Una peculiaridad de todos los sexólogos que conocemos es que son gente a la que no te imaginas practicando el sexo.
Quizá nos pase con todos los especialistas médicos. Dudamos que un oftalmólogo se deje graduar la vista por otro —discusión entre oculistas: «¿Yo, miope? ¡Que te digo que es la E, cojones! ¡Si dibujé yo el cartel ese!»—; juraríamos que los dentistas se harían una endodoncia ante el espejo antes que ponerse en manos de un colega; y no hablemos de los cirujanos: hay jefes de quirófano que han huido arrojándose a una catarata, en plan El fugitivo, antes que dejarse operar de apendicitis por su propio equipo. Pero en el caso de los sexólogos es aún más difícil evitar figurarse este contraste entre lo que predican y lo que practican.
Y aún más en los sexólogos mediáticos. Por eso Carmen Vijande, consciente de que su presencia en la mesa de Crónicas marcianas podría perjudicar su reputación médica, se retiró a tiempo y regresó a su consulta del madrileño barrio de Salamanca. Donde aún ejerce, lejos de focos e histrionismo, en un despacho tan solemne, rancio, frío e inquietante como todas las consultas privadas que conocemos.
Puede que la secretaria no nos entendiera cuando llamamos por teléfono, y por eso nos ha dado audiencia con la doctora en horas de visita. El caso es que tenemos que esperar en una salita con miniaturas enmarcadas del Jardín perfumado y Lecturas con la coronación del rey en portada. La de Alfonso XIII. Y minutos más tarde nos hacen pasar a un gabinete donde Carmen Vijande copreside una mesa de caoba junto a un falo de mármol del tamaño de un extintor de incendios, anatómicamente preciso y de indudable utilidad clínica, pero no por ello menos perturbador.
—Por favor, siéntense —nos invita Carmen, cerrando su agenda y plegando las varillas de sus gafas—. ¿Cuál es el problema?
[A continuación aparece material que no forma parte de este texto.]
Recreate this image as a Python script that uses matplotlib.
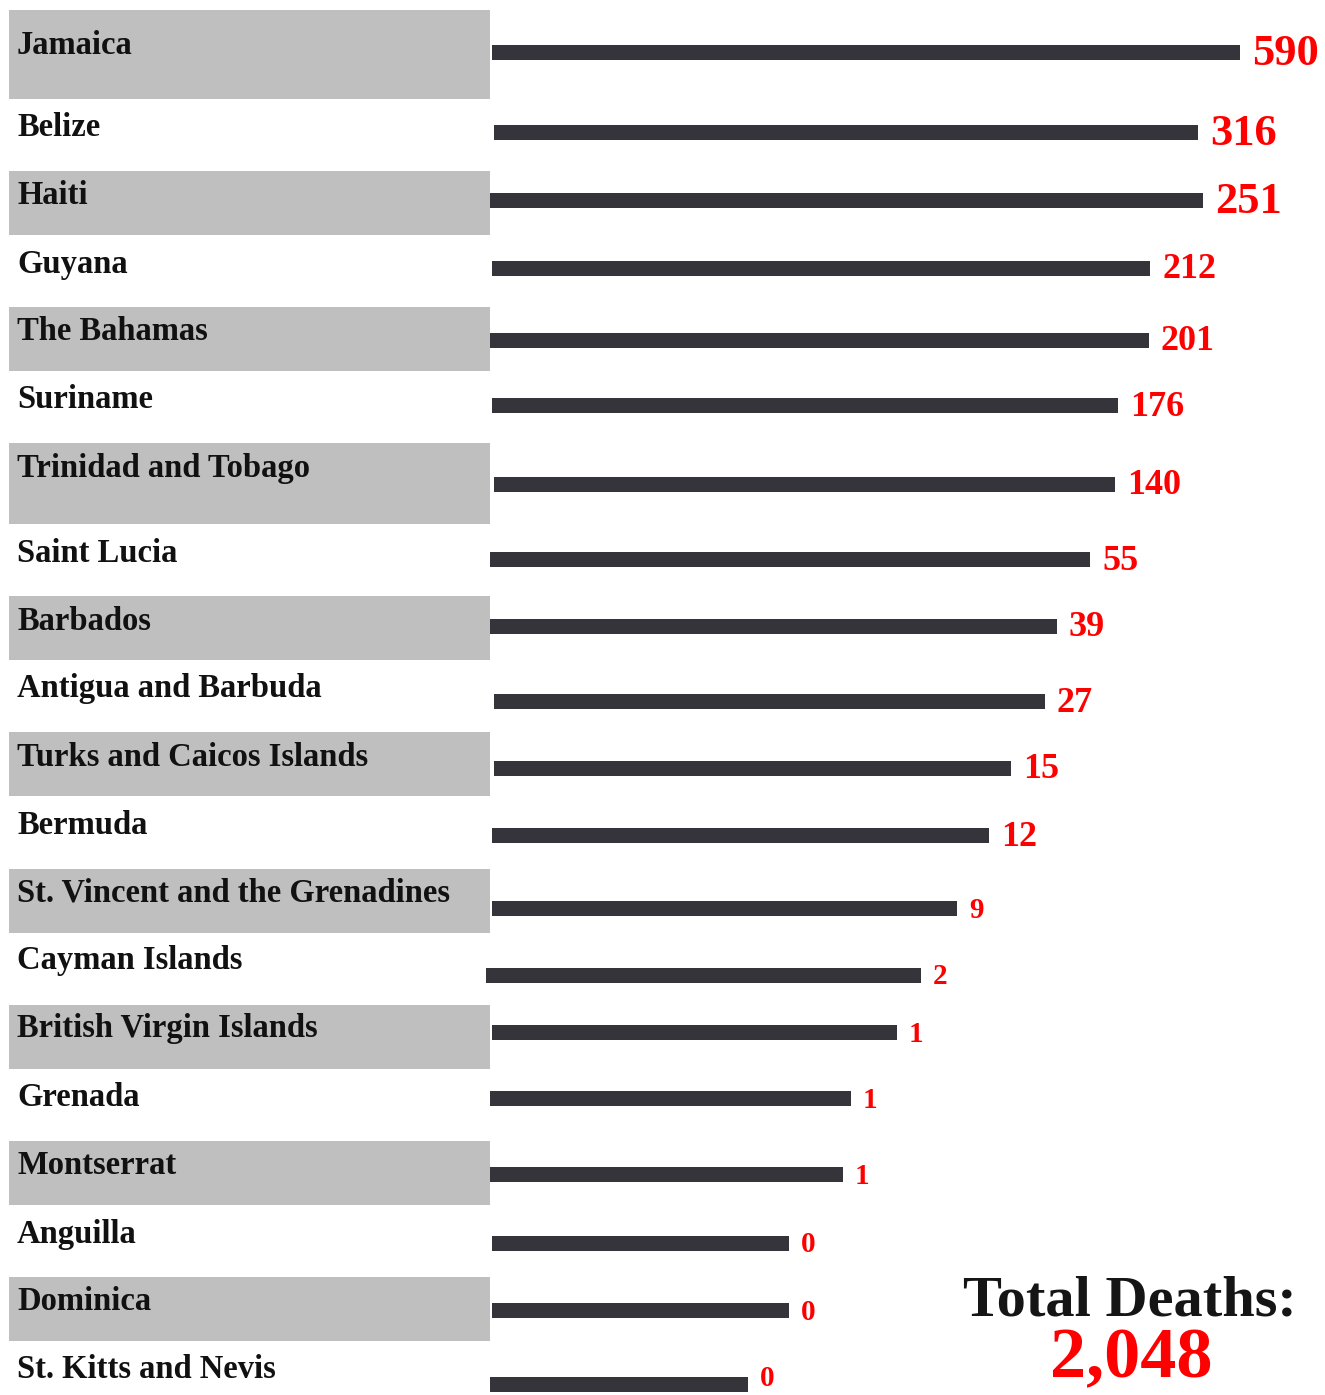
import matplotlib.pyplot as plt
from matplotlib.patches import Rectangle

countries = ["Jamaica", "Belize", "Haiti", "Guyana", "The Bahamas", "Suriname",
             "Trinidad and Tobago", "Saint Lucia", "Barbados", "Antigua and Barbuda",
             "Turks and Caicos Islands", "Bermuda", "St. Vincent and the Grenadines",
             "Cayman Islands", "British Virgin Islands", "Grenada", "Montserrat",
             "Anguilla", "Dominica", "St. Kitts and Nevis"]
deaths = [590, 316, 251, 212, 201, 176, 140, 55, 39, 27, 15, 12, 9, 2, 1, 1, 1, 0, 0, 0]
# bar lengths as drawn in the original (not proportional to deaths)
bar_len = [748, 704, 713, 658, 659, 626, 621, 600, 567, 551, 517, 497, 465, 435, 405,
           361, 353, 297, 297, 258]
total = "2,048"

# layout (pixel coordinates of the original picture)
row_edges = [10, 99, 171, 235, 307, 371, 443, 524, 596, 660, 732, 796, 869, 933,
             1005, 1069, 1141, 1205, 1277, 1341, 1395]
label_y = [45, 127, 196, 264, 332, 400, 468, 553, 621, 689, 757, 825, 893, 961,
           1029, 1097, 1166, 1234, 1302, 1370]
bar_y = [52, 132, 200, 268, 340, 405, 484, 559, 626, 701, 768, 835, 908, 975,
         1032, 1098, 1174, 1243, 1310, 1384]
bar_x0 = [492, 494, 490, 492, 490, 492, 494, 490, 490, 494, 494, 492, 492, 486,
          492, 490, 490, 492, 492, 490]

W, H = 1325, 1395
fig = plt.figure(figsize=(W / 100, H / 100), dpi=100)
ax = fig.add_axes([0, 0, 1, 1])
ax.set_xlim(0, W)
ax.set_ylim(H, 0)
ax.axis("off")

serif = "Liberation Serif"

for i, name in enumerate(countries):
    top, bot = row_edges[i], row_edges[i + 1]
    if i % 2 == 0:
        ax.add_patch(Rectangle((9, top), 481, bot - top, color="#bfbfbf", lw=0))
    ax.text(17, label_y[i], name, fontsize=23.5, fontweight="bold", family=serif,
            color="#111111", va="center", ha="left")
    ax.barh(bar_y[i], bar_len[i], left=bar_x0[i], height=15, color="#35343a")

    v = deaths[i]
    if v >= 250:
        fs = 32
    elif v >= 10:
        fs = 26
    else:
        fs = 21
    # keep the bottom label inside the canvas
    ty = min(bar_y[i] + 2, H - 16)
    ax.text(bar_x0[i] + bar_len[i] + 12, ty, str(v), fontsize=fs,
            fontweight="bold", family=serif, color="red", va="center", ha="left")

ax.text(1130, 1302, "Total Deaths:", fontsize=42, fontweight="bold", family=serif,
        color="#151515", ha="center", va="center")
ax.text(1131, 1360, total, fontsize=52, fontweight="bold", family=serif,
        color="red", ha="center", va="center")

fig.savefig("out.png", dpi=100)
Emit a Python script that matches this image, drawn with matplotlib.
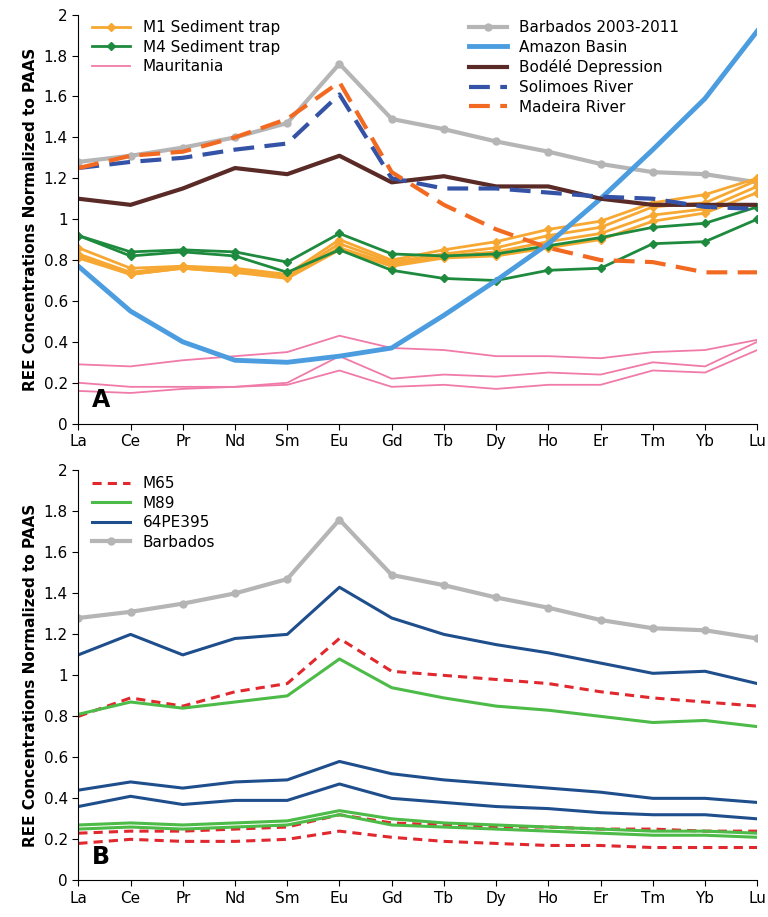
import numpy as np
import matplotlib.pyplot as plt

ree = ["La", "Ce", "Pr", "Nd", "Sm", "Eu", "Gd", "Tb", "Dy", "Ho", "Er", "Tm", "Yb", "Lu"]

barbados = [1.28, 1.31, 1.35, 1.40, 1.47, 1.76, 1.49, 1.44, 1.38, 1.33, 1.27, 1.23, 1.22, 1.18]
amazon = [0.77, 0.55, 0.40, 0.31, 0.30, 0.33, 0.37, 0.53, 0.70, 0.88, 1.10, 1.34, 1.59, 1.92]
bodele = [1.10, 1.07, 1.15, 1.25, 1.22, 1.31, 1.18, 1.21, 1.16, 1.16, 1.10, 1.07, 1.07, 1.07]
solimoes = [1.25, 1.28, 1.30, 1.34, 1.37, 1.61, 1.20, 1.15, 1.15, 1.13, 1.11, 1.10, 1.06, 1.05]
madeira = [1.25, 1.31, 1.33, 1.40, 1.49, 1.67, 1.23, 1.07, 0.95, 0.86, 0.80, 0.79, 0.74, 0.74]

m1_trap = [
    [0.86, 0.76, 0.77, 0.76, 0.73, 0.90, 0.80, 0.85, 0.89, 0.95, 0.99, 1.08, 1.12, 1.20],
    [0.83, 0.74, 0.77, 0.75, 0.72, 0.88, 0.79, 0.83, 0.86, 0.92, 0.96, 1.06, 1.08, 1.19],
    [0.82, 0.73, 0.76, 0.74, 0.72, 0.86, 0.78, 0.82, 0.84, 0.89, 0.93, 1.02, 1.05, 1.16],
    [0.81, 0.73, 0.76, 0.74, 0.71, 0.85, 0.77, 0.81, 0.82, 0.86, 0.90, 0.99, 1.03, 1.13],
]
m4_trap = [
    [0.92, 0.84, 0.85, 0.84, 0.79, 0.93, 0.83, 0.82, 0.83, 0.87, 0.91, 0.96, 0.98, 1.06],
    [0.92, 0.82, 0.84, 0.82, 0.74, 0.85, 0.75, 0.71, 0.70, 0.75, 0.76, 0.88, 0.89, 1.00],
]
mauritania = [
    [0.29, 0.28, 0.31, 0.33, 0.35, 0.43, 0.37, 0.36, 0.33, 0.33, 0.32, 0.35, 0.36, 0.41],
    [0.20, 0.18, 0.18, 0.18, 0.20, 0.33, 0.22, 0.24, 0.23, 0.25, 0.24, 0.30, 0.28, 0.40],
    [0.16, 0.15, 0.17, 0.18, 0.19, 0.26, 0.18, 0.19, 0.17, 0.19, 0.19, 0.26, 0.25, 0.36],
]

m65 = [
    [0.80, 0.89, 0.85, 0.92, 0.96, 1.18, 1.02, 1.00, 0.98, 0.96, 0.92, 0.89, 0.87, 0.85],
    [0.23, 0.24, 0.24, 0.25, 0.26, 0.32, 0.28, 0.27, 0.26, 0.26, 0.25, 0.25, 0.24, 0.24],
    [0.18, 0.20, 0.19, 0.19, 0.20, 0.24, 0.21, 0.19, 0.18, 0.17, 0.17, 0.16, 0.16, 0.16],
]
m89 = [
    [0.81, 0.87, 0.84, 0.87, 0.90, 1.08, 0.94, 0.89, 0.85, 0.83, 0.80, 0.77, 0.78, 0.75],
    [0.27, 0.28, 0.27, 0.28, 0.29, 0.34, 0.30, 0.28, 0.27, 0.26, 0.25, 0.24, 0.24, 0.23],
    [0.25, 0.26, 0.25, 0.26, 0.27, 0.32, 0.27, 0.26, 0.25, 0.24, 0.23, 0.22, 0.22, 0.21],
]
pe395 = [
    [1.10, 1.20, 1.10, 1.18, 1.20, 1.43, 1.28, 1.20, 1.15, 1.11, 1.06, 1.01, 1.02, 0.96],
    [0.44, 0.48, 0.45, 0.48, 0.49, 0.58, 0.52, 0.49, 0.47, 0.45, 0.43, 0.40, 0.40, 0.38],
    [0.36, 0.41, 0.37, 0.39, 0.39, 0.47, 0.40, 0.38, 0.36, 0.35, 0.33, 0.32, 0.32, 0.30],
]

x = np.arange(len(ree))
fig = plt.figure(figsize=(7.68, 9.17), dpi=100)
ax1 = fig.add_axes([0.102, 0.538, 0.884, 0.446])
ax2 = fig.add_axes([0.102, 0.040, 0.884, 0.447])


def estilo(ax, letra):
    ax.set_xlim(0, 13)
    ax.set_ylim(0, 2)
    ax.set_yticks(np.arange(0, 2.01, 0.2))
    ax.set_yticklabels(["0", "0.2", "0.4", "0.6", "0.8", "1", "1.2", "1.4", "1.6", "1.8", "2"])
    ax.set_xticks(x)
    ax.set_xticklabels(ree)
    ax.tick_params(labelsize=11, direction="out", length=4)
    for s in ["top", "right"]:
        ax.spines[s].set_visible(False)
    ax.set_ylabel("REE Concentrations Normalized to PAAS", fontsize=11, fontweight="bold")
    ax.text(0.02, 0.04, letra, transform=ax.transAxes, fontsize=17, fontweight="bold")


# Panel A
h = {}
for i, serie in enumerate(m1_trap):
    h["m1"], = ax1.plot(x, serie, color="#f7a833", lw=2, marker="D", ms=4)
for serie in m4_trap:
    h["m4"], = ax1.plot(x, serie, color="#1e8a3e", lw=2, marker="D", ms=4)
for serie in mauritania:
    h["mau"], = ax1.plot(x, serie, color="#f07aa8", lw=1.3)
h["bar"], = ax1.plot(x, barbados, color="#b5b5b5", lw=3, marker="o", ms=5, zorder=1)
h["ama"], = ax1.plot(x, amazon, color="#4c9ddf", lw=3.5)
h["bod"], = ax1.plot(x, bodele, color="#5a2a27", lw=3)
h["sol"], = ax1.plot(x, solimoes, color="#3553a6", lw=3, ls=(0, (5, 2.5)))
h["mad"], = ax1.plot(x, madeira, color="#f26a22", lw=3, ls=(0, (5, 2.5)))
l1 = ax1.legend([h["m1"], h["m4"], h["mau"]], ["M1 Sediment trap", "M4 Sediment trap", "Mauritania"],
                loc="upper left", bbox_to_anchor=(0.0, 1.02), frameon=False, fontsize=11,
                handlelength=2.5, labelspacing=0.3)
ax1.add_artist(l1)
ax1.legend([h["bar"], h["ama"], h["bod"], h["sol"], h["mad"]],
           ["Barbados 2003-2011", "Amazon Basin", "Bodélé Depression", "Solimoes River", "Madeira River"],
           loc="upper left", bbox_to_anchor=(0.555, 1.02), frameon=False, fontsize=11,
           handlelength=2.5, labelspacing=0.3)
estilo(ax1, "A")

# Panel B
for serie in m65:
    g1, = ax2.plot(x, serie, color="#e0282e", lw=2.2, ls=(0, (3, 2)))
for serie in m89:
    g2, = ax2.plot(x, serie, color="#4cbb47", lw=2.2)
for serie in pe395:
    g3, = ax2.plot(x, serie, color="#1f4e8c", lw=2.2)
g4, = ax2.plot(x, barbados, color="#b5b5b5", lw=3, marker="o", ms=5)
ax2.legend([g1, g2, g3, g4], ["M65", "M89", "64PE395", "Barbados"], loc="upper left",
           bbox_to_anchor=(0.0, 1.02), frameon=False, fontsize=11, handlelength=2.5, labelspacing=0.3)
estilo(ax2, "B")

fig.savefig("out.png", dpi=100)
Cuando los tres —productor, fotógrafa y redactor— nos apresuramos a decirle que no lo hay, ella asiente, benévola, y nos dice:
—El primer paso en toda terapia es siempre identificar y aceptar el problema. Sólo esto nos llevaría varias sesiones, pero como les he colado en mi horario a última hora y sólo tengo diez minutos, atajaré y les contaré lo que veo, así, a bote pronto. Los tres desean que su relación funcione, aunque son conscientes de no estar lo bastante preparados para una acrobacia amorosa tan difícil como es el trío. Uno de los dos hombres se siente particularmente inseguro porque cree que su miembro es demasiado corto. En realidad, sólo es normal tirando a corto. (Aquí, productor y redactor nos consultamos tácitamente desde nuestros asientos.) Usted, la mujer, percibe subconscientemente esa inseguridad y la rehúye, favoreciendo más al otro, que irónicamente tiene miedo a tomar la iniciativa y prefiere adoptar un papel pasivo. Eso la lleva a desear someter a su compañero para satisfacerle, e íntimamente desea tener pene.
Llegados a este punto, logramos recobrar la voz y explicarle a Carmen que no somos trío, y que no venimos a hablar de nosotros, sino de ella, de la sexóloga del Crónicas.
—¿A mí? Ay, me va estupendamente, chicos. Dejé la tele a tiempo de hacer unos cuantos trabajos de campo, estudiar las técnicas jainistas para la prolongación del coito... Viajar es lo interesante de la profesión. A mí, en realidad, estas cuatro paredes me estresan. («Pues mire que a nosotros», añadiríamos, pero nos contenemos.) Compréndanlo, una ya no es joven; no iba a desperdiciar estos años detrás de una mesa, sea esta o la de Javier Sardà.
Lo bueno de mi carrera —continúa—, es que hace verdadero el dicho de que el sexo, con la edad, escasea, pero mejora. No hablo nunca de mí (aunque me halaga que me entrevistéis), porque a la gente le cuesta imaginarse a los sexólogos en plena faena, pero yo, gracias a mi humilde formación y mis viajes, soy el mejor ejemplo. Entre 2006 y 2007, sólo tuve un orgasmo en Bikanir, India. Pero me duró de agosto a marzo. Cuando salí del trance, estaba sobre un pedestal y la gente depositaba flores a mis pies. Una pasada. Pierdes meses de vida, pero rejuveneces años al mismo tiempo.
Cuando nos tomamos un café al salir de la consulta, pasamos todo el rato mirando cada uno su sobre de azúcar.